USFreightways Corp. reported income of $13.6 million from continuing operations for the fourth quarter ended Dec. 31, 2002, a 27% increase compared to $10.7 million reported for the fourth quarter ended Dec. 31, 2001.

Diluted earnings per share for the fourth quarter 2002 were 50 cents per share compared to 40 cents per share for the fourth quarter of 2001. Revenue from continuing operations in the fourth quarter was $580.7 million, an 8% increase over the $537.2 million reported for the fourth quarter of 2001.
After taking the one-time charges related to the discontinued operations the company reported a net loss to shareholders of $0.5 million in the quarter, compared to net income of $8.8 million in last year's fourth quarter. For the total year, the company recorded revenue from continuing operations of $2.25 billion, a 1.3% increase over the $2.22 billion for 2001. Income from continuing operations was $33.3 million for 2002, or $1.22 diluted earnings per share, compared to last year's income of $50.0 million equivalent to $1.87 diluted earnings per share.
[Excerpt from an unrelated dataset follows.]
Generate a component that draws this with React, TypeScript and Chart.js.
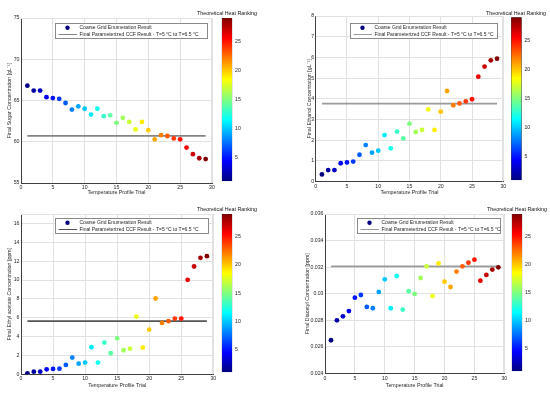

Included in this year's results is a $12.8 million loss, net of tax, from relinquishing our interest in our Asian freight forwarding business, equivalent to 46 cents diluted earnings per share. Excluding this loss, the company's core businesses had earnings in 2002 of $46.0 million, equivalent to $1.68 diluted earnings per share.
Samuel K. Skinner, chairman, president and chief executive officer of USFreightways, commented, "2002 was the third straight challenging year for the company and for the economy in general. The sale of our freight forwarding business is now behind us so we can fully focus our management team on further improving performance in our core businesses of trucking and logistics."
Operating earnings for the less-than-truckload (LTL) group were $29.2 million in the quarter, an increase of 16.5% compared to $25.1 million for the fourth quarter of 2001. The LTL group's operating ratio in the fourth quarter was 93.9, compared to 94.2 in the fourth quarter of last year and slightly higher than the 93.7 for this year's third quarter. Skinner said, "The results of the fourth quarter for our LTL operations are somewhat encouraging. Additional business acquired after the closure of Consolidated Freightways (CF) in early September continued to support the increase in existing business levels.
"We are beginning the new year with a strong financial position, having over $50 million in cash and a debt to capital ratio of 29.0%. The momentum we saw in the fourth quarter of 2002 has subsided somewhat in the first three weeks of 2003. The uncertainties of the economy and the world political situation continue to have an effect on our industry."